A long-distance static cable for cheaper and greener operations
Until recently, the longest underwater cables for supplying offshore oil rigs with an alternating current supply were 90 km. But now a new record has been set: since 2015, an underwater electrical power cable measuring over 160 km long has connected the offshore rig in the Martin Linge deepwater field with the onshore Kollsnes plant in Norway. The energy needed to power rig operations now comes directly from the Norwegian national hydro-electricity network.
This technological advance was made possible thanks to design modifications and adaptations of the underwater static electrical cables we had been using up until now.

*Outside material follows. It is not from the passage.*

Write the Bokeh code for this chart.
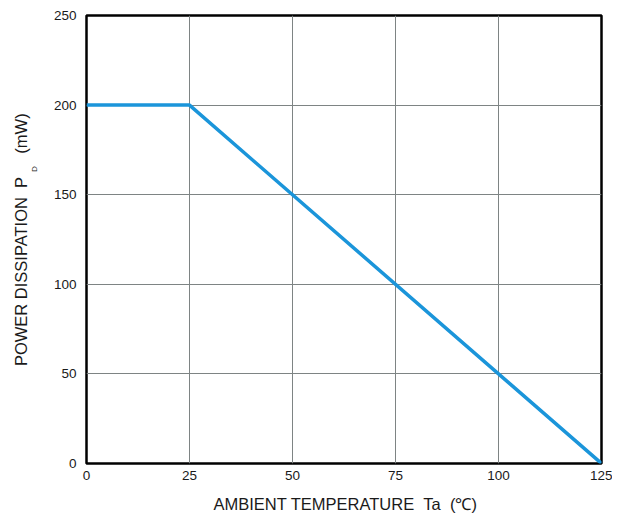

Extremely reliable and easy to reproduce, this technique effectively removes the constraints for long-distance AC power supplies. Unlike offshore generators, the cable has no maintenance costs, while still reducing the level of HSE risk. The electrical power supply is responsible for direct annual savings of $12 million in fuel. With almost zero greenhouse gas emissions (and emissions reduced by 2 million tons of CO2), Martin Linge has also set the bar for 100% “green” offshore operations. The cable also provides a connection via 108 optical fibers, which will enable the offshore facilities to be controlled remotely and in real time from the Total operations center in Stavanger.
When the Martin Linge cable was connected to the Norwegian power grid, we were able to successfully test its electrical parameters against all the design criteria for onshore equipment.

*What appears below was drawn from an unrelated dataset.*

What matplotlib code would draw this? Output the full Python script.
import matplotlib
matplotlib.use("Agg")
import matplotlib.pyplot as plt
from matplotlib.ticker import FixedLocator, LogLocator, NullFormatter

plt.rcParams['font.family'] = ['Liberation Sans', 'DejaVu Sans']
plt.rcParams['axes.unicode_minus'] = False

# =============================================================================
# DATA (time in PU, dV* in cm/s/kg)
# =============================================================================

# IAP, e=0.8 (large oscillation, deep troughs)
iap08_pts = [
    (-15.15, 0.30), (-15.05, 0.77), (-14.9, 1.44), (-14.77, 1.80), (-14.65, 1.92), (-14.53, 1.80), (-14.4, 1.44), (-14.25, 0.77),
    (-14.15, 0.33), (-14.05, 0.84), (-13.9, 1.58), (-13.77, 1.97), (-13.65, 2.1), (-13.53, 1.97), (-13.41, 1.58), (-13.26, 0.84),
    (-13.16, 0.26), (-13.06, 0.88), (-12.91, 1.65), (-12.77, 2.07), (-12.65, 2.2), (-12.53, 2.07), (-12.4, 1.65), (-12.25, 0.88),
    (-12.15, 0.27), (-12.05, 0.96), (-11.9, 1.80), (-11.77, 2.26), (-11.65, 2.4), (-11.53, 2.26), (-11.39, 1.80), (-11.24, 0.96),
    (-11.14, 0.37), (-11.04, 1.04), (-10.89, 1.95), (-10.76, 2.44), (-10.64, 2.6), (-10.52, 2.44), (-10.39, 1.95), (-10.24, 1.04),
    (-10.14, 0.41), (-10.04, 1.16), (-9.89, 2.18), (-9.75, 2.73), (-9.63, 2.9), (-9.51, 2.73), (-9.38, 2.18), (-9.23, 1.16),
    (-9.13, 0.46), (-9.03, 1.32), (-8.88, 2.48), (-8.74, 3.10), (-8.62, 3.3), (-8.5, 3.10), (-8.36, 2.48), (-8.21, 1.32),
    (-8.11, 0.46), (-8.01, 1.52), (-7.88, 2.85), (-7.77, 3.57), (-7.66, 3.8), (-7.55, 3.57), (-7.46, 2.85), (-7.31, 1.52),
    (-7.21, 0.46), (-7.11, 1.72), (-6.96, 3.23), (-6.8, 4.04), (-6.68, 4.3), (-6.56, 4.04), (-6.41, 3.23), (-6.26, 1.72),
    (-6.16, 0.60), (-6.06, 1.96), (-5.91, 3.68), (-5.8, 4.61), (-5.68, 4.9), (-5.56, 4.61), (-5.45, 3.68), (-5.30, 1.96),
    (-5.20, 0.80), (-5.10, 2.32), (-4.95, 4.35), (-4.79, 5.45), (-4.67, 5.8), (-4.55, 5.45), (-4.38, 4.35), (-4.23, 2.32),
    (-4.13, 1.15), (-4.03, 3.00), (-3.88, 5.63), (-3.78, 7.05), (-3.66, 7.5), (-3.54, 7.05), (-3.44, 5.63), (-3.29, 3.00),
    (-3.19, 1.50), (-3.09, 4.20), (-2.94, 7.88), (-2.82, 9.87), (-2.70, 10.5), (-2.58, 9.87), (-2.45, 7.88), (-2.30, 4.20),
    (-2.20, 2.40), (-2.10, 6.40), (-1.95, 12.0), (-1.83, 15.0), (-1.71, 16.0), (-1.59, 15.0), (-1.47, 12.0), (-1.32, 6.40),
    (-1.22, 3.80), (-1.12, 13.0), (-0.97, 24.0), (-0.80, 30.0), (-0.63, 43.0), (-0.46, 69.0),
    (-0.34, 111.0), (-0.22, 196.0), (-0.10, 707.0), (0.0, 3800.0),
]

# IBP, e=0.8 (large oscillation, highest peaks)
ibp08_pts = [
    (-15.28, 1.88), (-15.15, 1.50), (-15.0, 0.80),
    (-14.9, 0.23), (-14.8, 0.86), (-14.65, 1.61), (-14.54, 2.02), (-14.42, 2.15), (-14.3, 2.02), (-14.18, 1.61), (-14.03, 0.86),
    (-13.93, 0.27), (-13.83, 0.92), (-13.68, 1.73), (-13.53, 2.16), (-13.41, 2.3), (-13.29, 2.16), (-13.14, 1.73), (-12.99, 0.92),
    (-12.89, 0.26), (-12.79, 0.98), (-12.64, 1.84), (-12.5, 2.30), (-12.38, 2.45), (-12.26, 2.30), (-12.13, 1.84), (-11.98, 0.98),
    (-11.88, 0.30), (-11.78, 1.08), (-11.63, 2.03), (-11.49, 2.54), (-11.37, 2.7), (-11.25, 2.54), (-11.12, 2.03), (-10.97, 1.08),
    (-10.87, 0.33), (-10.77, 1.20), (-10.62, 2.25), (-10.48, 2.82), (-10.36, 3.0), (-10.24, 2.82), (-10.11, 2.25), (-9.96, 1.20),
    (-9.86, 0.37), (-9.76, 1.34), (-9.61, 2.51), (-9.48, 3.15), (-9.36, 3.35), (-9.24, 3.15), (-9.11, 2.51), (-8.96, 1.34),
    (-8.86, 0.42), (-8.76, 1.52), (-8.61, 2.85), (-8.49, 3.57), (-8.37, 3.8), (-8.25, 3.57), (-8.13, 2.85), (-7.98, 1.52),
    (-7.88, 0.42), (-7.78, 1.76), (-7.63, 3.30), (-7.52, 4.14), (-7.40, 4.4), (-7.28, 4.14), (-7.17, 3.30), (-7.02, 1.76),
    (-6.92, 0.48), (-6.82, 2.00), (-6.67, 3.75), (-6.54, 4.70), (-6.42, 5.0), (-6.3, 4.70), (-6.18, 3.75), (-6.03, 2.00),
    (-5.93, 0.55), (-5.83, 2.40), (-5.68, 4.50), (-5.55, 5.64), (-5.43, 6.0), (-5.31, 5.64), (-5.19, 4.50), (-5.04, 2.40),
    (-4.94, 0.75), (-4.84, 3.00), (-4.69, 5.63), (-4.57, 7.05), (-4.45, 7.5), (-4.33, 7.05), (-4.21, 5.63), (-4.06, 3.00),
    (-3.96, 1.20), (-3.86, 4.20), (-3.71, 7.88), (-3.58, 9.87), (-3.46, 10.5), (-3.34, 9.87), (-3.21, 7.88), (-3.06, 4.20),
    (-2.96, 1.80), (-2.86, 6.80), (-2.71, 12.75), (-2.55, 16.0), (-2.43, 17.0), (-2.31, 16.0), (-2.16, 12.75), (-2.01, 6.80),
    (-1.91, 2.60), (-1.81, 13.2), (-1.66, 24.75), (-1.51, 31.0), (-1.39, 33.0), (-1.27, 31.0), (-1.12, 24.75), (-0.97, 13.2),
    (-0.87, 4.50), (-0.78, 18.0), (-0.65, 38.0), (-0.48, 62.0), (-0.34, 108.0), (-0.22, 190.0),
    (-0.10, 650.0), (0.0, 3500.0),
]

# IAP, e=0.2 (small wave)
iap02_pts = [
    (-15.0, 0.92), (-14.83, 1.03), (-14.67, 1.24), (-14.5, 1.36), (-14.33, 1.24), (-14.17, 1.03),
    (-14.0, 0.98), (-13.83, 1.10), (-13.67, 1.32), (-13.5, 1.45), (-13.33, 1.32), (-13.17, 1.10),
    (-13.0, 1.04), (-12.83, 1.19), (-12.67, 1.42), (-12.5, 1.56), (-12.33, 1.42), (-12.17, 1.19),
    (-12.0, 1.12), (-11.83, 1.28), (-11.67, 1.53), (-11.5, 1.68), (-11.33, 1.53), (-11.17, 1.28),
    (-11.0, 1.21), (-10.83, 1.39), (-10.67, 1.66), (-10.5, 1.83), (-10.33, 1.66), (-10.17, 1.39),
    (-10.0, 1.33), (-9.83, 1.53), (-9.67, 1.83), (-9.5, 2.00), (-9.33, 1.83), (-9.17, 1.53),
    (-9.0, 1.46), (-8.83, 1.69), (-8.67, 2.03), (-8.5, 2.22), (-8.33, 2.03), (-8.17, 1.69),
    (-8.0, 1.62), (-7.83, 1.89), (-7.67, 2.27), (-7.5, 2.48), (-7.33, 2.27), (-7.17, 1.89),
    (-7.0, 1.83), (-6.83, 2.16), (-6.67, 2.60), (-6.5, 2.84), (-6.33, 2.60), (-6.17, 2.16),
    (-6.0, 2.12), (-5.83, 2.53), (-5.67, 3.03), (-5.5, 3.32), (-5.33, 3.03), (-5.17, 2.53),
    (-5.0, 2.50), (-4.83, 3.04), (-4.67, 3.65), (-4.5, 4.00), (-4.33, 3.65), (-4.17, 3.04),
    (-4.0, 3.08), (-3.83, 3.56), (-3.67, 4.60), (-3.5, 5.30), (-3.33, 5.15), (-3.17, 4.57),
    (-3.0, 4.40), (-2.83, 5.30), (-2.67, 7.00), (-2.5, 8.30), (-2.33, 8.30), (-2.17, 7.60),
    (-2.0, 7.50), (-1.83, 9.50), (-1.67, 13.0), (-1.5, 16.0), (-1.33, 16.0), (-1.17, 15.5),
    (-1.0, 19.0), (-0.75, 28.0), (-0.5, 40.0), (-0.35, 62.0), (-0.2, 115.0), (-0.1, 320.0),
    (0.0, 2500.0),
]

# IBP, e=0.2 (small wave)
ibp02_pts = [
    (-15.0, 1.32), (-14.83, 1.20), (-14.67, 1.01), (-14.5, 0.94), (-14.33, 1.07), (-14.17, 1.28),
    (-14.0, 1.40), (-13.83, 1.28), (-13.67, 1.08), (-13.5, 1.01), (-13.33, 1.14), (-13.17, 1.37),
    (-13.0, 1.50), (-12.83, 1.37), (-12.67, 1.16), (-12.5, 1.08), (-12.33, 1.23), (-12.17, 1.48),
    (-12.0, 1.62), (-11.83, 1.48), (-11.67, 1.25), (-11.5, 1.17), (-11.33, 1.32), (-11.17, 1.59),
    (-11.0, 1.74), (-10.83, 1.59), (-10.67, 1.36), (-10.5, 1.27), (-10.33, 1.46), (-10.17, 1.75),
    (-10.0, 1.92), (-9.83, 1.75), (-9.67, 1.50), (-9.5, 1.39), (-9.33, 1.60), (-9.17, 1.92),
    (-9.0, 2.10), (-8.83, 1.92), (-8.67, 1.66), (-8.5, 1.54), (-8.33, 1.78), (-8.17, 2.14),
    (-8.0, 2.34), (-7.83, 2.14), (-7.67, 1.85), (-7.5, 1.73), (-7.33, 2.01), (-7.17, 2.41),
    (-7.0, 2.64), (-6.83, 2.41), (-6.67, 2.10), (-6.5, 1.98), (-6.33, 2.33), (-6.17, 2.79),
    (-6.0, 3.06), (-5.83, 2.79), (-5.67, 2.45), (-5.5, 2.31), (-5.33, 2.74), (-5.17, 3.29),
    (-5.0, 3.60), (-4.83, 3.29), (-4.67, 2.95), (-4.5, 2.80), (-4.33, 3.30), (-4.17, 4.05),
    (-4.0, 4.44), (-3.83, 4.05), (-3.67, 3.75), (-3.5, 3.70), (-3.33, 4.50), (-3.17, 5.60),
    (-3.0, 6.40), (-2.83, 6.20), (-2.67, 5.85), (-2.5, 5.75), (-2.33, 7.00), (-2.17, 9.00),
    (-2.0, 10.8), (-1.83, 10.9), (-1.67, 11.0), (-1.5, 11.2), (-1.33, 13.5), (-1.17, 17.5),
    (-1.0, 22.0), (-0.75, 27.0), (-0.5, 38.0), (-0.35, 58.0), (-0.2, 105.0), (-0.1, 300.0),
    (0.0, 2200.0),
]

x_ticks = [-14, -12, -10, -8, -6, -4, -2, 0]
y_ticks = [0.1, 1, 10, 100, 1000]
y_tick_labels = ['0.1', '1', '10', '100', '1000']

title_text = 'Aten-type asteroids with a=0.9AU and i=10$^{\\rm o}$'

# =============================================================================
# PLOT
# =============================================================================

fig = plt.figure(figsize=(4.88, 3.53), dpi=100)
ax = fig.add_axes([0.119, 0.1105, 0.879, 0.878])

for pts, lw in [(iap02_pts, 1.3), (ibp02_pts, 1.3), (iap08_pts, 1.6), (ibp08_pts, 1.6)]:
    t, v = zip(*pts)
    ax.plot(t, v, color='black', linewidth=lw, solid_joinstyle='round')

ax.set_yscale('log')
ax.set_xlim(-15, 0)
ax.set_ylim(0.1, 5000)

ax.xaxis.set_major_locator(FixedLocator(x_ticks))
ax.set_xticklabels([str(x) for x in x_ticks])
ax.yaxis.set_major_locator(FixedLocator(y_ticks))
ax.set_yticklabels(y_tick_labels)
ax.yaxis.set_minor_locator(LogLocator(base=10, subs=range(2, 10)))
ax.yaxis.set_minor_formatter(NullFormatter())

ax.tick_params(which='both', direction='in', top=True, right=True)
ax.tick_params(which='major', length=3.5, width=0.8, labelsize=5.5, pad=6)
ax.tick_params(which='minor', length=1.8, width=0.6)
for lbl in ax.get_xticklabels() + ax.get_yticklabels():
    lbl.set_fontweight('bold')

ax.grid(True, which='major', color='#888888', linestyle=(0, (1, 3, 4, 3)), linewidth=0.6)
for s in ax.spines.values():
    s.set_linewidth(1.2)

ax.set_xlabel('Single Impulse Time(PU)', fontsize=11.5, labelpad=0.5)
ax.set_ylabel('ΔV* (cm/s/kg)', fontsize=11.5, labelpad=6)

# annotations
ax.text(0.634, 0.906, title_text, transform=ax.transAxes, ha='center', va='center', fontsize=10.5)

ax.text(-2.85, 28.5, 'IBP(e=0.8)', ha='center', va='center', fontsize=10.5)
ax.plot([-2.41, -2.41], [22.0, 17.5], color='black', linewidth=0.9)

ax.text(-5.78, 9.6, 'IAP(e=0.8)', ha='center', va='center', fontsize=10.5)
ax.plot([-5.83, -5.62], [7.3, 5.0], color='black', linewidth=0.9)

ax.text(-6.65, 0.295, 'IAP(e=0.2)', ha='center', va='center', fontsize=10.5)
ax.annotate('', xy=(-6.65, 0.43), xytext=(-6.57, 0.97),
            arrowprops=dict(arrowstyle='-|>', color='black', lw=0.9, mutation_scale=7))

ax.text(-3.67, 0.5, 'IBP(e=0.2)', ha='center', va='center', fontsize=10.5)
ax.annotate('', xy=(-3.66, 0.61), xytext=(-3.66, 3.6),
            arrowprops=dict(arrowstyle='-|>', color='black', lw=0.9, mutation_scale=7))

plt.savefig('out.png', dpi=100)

The dynamic cable: a new asset for floating structures
At the beginning of the project, supplying the Martin Linge field with electricity from land concerned only the offshore rig. Its storage and crude refining vessel (FSO) was intended to be powered using diesel generators. Indeed, there was no technology at the time that could ensure electrical power between the rig and the FSO through a dynamic cable capable of withstanding the extreme fatigue brought about by the difficult weather conditions in the North Sea.

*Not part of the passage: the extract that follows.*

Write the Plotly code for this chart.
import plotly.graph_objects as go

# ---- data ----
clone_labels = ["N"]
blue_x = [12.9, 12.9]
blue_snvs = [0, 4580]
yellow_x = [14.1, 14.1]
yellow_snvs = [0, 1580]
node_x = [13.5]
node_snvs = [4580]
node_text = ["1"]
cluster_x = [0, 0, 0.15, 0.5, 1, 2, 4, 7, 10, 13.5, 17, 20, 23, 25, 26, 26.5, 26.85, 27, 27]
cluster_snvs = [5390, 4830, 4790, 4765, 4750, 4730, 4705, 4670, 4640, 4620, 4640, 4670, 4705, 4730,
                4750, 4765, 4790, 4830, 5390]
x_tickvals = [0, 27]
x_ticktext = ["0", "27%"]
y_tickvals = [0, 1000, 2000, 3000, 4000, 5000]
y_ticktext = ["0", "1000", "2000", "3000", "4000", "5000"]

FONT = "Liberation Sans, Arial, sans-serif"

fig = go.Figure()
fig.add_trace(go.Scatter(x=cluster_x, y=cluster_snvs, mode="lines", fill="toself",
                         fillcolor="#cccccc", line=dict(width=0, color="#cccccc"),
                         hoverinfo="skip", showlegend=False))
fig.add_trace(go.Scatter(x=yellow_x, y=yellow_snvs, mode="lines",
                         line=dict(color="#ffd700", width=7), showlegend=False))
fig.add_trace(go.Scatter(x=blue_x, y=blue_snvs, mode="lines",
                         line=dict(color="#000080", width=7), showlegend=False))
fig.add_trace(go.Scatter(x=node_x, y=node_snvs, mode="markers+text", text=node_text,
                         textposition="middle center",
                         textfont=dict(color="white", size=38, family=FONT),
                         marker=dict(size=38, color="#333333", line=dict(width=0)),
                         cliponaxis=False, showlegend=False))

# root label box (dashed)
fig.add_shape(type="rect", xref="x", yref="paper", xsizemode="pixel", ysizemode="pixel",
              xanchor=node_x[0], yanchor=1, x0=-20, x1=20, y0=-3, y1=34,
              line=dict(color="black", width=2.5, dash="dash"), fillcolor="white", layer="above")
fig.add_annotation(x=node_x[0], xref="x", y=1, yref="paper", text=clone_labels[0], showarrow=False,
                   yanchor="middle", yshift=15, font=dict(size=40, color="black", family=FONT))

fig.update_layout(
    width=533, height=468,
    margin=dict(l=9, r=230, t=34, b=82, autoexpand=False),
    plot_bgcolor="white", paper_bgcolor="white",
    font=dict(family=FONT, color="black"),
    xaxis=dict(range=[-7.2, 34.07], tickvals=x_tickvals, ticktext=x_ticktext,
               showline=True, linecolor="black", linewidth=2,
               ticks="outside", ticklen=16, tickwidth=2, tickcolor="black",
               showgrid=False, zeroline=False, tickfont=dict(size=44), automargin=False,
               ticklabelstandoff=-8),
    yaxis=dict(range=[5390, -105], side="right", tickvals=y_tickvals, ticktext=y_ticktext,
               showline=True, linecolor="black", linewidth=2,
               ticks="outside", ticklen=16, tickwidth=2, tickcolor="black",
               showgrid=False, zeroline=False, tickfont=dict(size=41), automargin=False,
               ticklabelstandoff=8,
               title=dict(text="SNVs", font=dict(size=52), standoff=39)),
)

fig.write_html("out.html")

However, thanks to operational excellence and the perseverance of the project teams, we were finally able to make a breakthrough. After three and a half years of design, production, and prototype testing, in 2016 we successfully made and installed the FSO power cable, measuring 3.5 km long, that could withstand extreme dynamic stresses, in particular those caused by the boat moving 35 m from its anchor point.
A world first, this innovation has opened up new possibilities for cabled power supplies to floating structures (FPSO, FLNG or loading buoys) over long distances, even in the most challenging of environments. The development of this dynamic cable will help make projects safer, cheaper, greener, and better connected!